Long rêve autour d’une Royce puissante, quoique beige et marron, de type break, dont je suis plus ou moins le gardien. J’essaie même de la conduire. Une autre voiture vient à ma rencontre, à ma droite on me rassure que sa "lampe" lui permettra de m’éviter. Les voitures ont toujours des systèmes de pilotage automatique dans mes rêves.
Il se produit que la voiture s’en va. Elle était aussi un grand bateau miroitant avec des voiles triangulaires : c’était un objet de fierté et d’anciennes prophéties qui décide finalement, au terme de silencieuses péripéties, de revenir. Nous l’acclamons. Dans une maison à l’américaine, des enfants ne viennent pas la voir, ils pensent que c’est une "Martini voiture". Quels idiots ; s’ils savaient !
Paris, le 26 juillet 2008

Traumwetter

Traumwetter

En June 2008
C'était l’été
Ref 202.18

Une longue place de sable, où perce un petit lac, planté d’une île convoitée au milieu. Transats, jeux de ballons rayés, parasols, vendeurs de glace, reflets de crème solaire sur les omoplates saillantes, l’obscénité de l’âge en bikini.
Assis au comptoir du bar, sur un tabouret de bois, sous un toit de feuilles, la paille plantée dans une boisson stratifiée, j’apprends que jamais ni moi, ni mes amis n’atteindrons cette île centripète, qui est la seule raison à la fois de ma venue ici, des parkings à camping-cars, des hôtels à balcons et de toute l’économie de cette plage.
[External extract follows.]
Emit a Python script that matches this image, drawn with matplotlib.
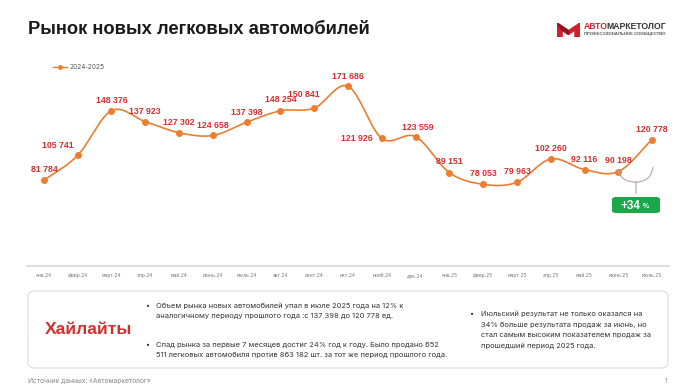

En quittant mon cocktail, dépité, je me dis que, quitte à tout perdre, autant tout perdre, et je laisse tomber le Leica dans le sable, dédouané de toute suspicion d’inconscience par la parfaite connaissance des risques que le sable fait courir à ses rouages. Cependant, au loin, l’île me semble fate et moribonde, sans doute que le seul privilège de ceux qui y parviendront sera d’être regardé et commentés par le grand cercle des autres. Quelle perte remplaçable !
Je fais donc demi-tour pour ramasser le Leica, je me souviens parfaitement d’où je l’avais fait tomber : près d’un losange de sable rouge. Mais je ne le trouve pas, je ne le trouve pas. Inexplicables, les larmes me remplissent, et comme un enfant qui a perdu sa mère dans une place aveugle de monde, persuadé qu’elle existe cependant, précise et unique parmi le nombre infini des grains de sable, je me raccroche à l’espoir qu’un pas inattentif ait enfiché l'appareil dans le sol, et qu’il me suffira de le tirer par la coriace lanière de cuir.
Premières larmes depuis 3 ans, avec Lue au Lamfé.